You will find that you don't need to turn it upside down, the force of the GT85 will drive anything out of both ends of the cable thus driving any gunge into shifters, I have twistgrip shifters and now put a drop of lube through the cable access holes, after the other week I shall also put a bit of vaseline in them as well to stop any droplets getting in.
     I travel home after work around 04-30 in the wee hours so usually coldest time of the day     
The problem with the world is that fools and fanatics are always so sure of themselves, and wiser men so full of doubt.

Re: Cables freezing
« Reply #4 on: January 31, 2012, 02:41:07 pm »
check out CRC they appear to have plenty

hope this helps :thumbsup:

Re: Cables freezing
« Reply #5 on: January 31, 2012, 02:59:29 pm »
check out CRC they appear to have plenty

... as long as you want them in blue. ;D

(I've got some black ones on back order, they'll probably arrive in a couple of weeks).
Actually, it is rocket science.
 

Re: Cables freezing
« Reply #6 on: January 31, 2012, 05:53:43 pm »
Just ordered some middleburn cable oilers

Interesting.

I've had stiff brakes on my old DF road bike for yonks, and although it's an old bike, the levers are pretty new and the brakes are not as old as the bike, so as a last resort I lubed the cables [thinking this was something that you must never do, assuming it would attract dust and thus getting all sticky, making the brakes even worse] and that worked a treat.
Garry Broad

arallsopp

  • Beansontoast
    • Barring Mechanicals Blog
Re: Cables freezing
« Reply #7 on: January 31, 2012, 08:05:18 pm »
I've had this issue on the USS 'bents, as the upturned bar end shifters and brake levers seem to pipe the rain straight down the cable into the loop under the seat. It tends to stay there invisibly, until it freezes when I become very much aware of things... :)
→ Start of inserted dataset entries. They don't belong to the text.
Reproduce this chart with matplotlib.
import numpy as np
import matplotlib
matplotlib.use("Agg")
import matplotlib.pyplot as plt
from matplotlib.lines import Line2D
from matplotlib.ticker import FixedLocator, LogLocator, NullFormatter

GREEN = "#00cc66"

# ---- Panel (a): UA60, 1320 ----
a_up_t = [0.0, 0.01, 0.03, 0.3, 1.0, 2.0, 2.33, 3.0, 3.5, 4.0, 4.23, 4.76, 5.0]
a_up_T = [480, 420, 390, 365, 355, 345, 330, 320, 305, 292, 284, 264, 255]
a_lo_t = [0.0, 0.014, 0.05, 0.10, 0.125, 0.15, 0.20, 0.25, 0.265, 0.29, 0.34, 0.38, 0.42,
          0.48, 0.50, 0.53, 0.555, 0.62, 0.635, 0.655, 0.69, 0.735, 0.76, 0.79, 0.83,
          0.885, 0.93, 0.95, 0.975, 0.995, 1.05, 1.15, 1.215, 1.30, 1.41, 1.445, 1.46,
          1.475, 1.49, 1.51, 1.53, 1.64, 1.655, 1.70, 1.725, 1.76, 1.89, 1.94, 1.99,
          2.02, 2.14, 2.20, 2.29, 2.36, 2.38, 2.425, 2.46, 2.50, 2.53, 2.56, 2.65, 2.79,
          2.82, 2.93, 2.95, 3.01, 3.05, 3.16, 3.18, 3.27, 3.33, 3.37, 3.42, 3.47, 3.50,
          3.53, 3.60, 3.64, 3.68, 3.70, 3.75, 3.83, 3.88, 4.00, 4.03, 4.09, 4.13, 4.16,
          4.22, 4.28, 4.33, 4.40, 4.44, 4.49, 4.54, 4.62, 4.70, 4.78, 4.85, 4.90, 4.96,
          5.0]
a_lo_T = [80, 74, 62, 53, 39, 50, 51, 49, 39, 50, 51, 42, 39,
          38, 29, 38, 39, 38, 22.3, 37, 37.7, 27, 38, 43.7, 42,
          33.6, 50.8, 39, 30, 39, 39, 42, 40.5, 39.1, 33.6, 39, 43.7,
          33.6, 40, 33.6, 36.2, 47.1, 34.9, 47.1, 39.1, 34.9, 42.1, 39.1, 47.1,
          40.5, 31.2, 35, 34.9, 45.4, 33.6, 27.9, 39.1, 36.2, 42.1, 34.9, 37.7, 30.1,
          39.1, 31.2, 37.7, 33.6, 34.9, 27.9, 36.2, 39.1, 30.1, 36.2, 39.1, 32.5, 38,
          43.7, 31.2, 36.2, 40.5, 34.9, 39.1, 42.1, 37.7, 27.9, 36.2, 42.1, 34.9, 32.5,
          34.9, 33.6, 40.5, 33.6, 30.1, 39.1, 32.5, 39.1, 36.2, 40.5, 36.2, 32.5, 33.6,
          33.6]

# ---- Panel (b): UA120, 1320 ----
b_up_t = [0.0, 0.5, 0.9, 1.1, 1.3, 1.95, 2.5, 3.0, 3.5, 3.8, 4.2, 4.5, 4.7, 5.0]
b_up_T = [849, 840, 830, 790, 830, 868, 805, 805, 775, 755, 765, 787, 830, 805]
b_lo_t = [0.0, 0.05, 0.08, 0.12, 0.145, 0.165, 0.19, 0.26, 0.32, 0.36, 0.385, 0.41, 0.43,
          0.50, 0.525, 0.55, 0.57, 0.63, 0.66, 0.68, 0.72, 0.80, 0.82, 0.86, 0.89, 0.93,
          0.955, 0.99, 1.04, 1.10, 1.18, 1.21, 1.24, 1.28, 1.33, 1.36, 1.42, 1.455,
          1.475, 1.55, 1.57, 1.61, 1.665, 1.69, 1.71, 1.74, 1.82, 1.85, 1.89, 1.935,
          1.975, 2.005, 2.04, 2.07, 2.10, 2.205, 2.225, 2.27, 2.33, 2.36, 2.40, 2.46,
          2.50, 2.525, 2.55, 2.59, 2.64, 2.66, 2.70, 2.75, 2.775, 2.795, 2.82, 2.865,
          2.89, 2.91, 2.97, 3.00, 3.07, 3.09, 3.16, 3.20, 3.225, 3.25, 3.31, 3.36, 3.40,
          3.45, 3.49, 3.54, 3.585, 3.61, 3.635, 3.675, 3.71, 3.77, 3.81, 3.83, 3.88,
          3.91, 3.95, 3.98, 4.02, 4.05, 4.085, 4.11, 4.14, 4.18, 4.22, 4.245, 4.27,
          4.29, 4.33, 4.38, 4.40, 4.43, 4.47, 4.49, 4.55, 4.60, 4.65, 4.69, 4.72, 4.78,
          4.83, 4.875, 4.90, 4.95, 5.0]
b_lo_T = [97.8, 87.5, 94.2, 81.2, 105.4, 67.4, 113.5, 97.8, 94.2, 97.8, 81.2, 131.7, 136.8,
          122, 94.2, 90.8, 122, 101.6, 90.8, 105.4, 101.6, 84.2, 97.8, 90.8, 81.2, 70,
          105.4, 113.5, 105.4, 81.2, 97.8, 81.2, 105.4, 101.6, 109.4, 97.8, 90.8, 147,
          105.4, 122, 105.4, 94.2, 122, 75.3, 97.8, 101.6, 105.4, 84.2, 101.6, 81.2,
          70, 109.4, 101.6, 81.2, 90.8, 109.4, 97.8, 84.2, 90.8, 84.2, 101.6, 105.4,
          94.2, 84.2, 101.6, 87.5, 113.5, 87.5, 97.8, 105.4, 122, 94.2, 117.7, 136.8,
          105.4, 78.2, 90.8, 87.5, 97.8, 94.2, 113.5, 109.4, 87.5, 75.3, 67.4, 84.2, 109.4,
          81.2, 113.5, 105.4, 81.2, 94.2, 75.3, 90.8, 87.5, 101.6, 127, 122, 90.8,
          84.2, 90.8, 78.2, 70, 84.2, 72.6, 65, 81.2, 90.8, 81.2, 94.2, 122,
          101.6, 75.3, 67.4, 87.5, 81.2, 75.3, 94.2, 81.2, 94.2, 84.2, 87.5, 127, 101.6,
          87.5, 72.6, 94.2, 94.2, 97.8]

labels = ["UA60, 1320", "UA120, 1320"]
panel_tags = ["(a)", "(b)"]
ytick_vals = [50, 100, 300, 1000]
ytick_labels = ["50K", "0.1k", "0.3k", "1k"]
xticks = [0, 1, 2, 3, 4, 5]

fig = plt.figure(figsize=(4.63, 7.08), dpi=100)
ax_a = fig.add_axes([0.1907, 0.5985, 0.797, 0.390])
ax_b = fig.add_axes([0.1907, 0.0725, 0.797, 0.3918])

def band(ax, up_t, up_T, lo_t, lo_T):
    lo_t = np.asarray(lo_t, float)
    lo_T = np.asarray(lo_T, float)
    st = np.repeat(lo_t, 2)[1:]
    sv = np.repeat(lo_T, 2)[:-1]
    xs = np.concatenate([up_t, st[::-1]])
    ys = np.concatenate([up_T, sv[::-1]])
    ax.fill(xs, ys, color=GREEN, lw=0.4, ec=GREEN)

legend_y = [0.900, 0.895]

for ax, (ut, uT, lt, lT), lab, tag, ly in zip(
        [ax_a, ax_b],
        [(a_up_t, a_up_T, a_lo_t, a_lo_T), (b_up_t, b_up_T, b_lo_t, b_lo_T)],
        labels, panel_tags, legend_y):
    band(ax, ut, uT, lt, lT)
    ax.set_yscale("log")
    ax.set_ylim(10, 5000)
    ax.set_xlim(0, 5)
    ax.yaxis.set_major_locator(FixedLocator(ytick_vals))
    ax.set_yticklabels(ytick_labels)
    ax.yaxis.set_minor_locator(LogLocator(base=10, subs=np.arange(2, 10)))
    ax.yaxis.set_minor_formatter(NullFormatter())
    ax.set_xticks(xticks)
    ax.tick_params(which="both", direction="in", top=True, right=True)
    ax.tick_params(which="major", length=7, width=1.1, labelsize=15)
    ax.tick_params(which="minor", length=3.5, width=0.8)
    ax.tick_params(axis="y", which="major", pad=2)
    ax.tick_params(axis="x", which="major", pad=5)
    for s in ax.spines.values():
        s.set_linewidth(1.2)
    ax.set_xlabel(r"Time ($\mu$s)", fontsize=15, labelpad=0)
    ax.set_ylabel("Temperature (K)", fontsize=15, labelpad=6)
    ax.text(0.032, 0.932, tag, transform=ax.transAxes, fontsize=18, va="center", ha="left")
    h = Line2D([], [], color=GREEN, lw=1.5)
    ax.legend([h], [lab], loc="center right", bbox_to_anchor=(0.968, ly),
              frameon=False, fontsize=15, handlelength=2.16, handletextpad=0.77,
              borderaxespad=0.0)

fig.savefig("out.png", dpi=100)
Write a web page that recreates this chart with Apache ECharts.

I use a glob of vaseline on the end of the cable where it enters the casing, and this seems to keep it out. The only other solution was found when I recently stripped down the steering rig for the furai.

She'd stay fluid whilst the SMGTe froze, and I assumed the cables were better lubed or protected in the former. It turns out, a cable that has let in a few drops will freeze pretty rapidly, whilst a cable *FULL* of water doesn't freeze nearly as readily :)

Andy.
Love words, hate lulu? Buy "Barring Mechanicals" on Amazon UK or US

Kim

  • Timelord
Re: Cables freezing
« Reply #8 on: January 31, 2012, 08:14:51 pm »
I've not had that problem myself, on account of an aversion to falling off in icy conditions and wrecking yet another set of shifters.  Perhaps some sort of drain point could be provided at the bottom of the loop, eg. an in-line adjuster?

Alternatively, stick condoms over your shifters to keep them dry  ;D

I've found the blob of grease method seems to be sufficient to keep the cables from rusting...
Careful, Kim. Your sarcasm's showing...

Re: Cables freezing
« Reply #9 on: February 01, 2012, 01:52:07 pm »
I've had this issue on the USS 'bents, as the upturned bar end shifters and brake levers seem to pipe the rain straight down the cable into the loop under the seat. It tends to stay there invisibly, until it freezes when I become very much aware of things... :)

Not had a problem with freezing so much as crud buildup on USS - I thought it was at the mech end (yup, to a degree) but there was much more at the upturned shifter end - despite the cables being OEM jagwire jobbies, with o-ring sealed ferrules. I've now replaced that run with some SP41 (greased) shimano stuff - again, with sealed ferrules - and it's now nice and smooth again.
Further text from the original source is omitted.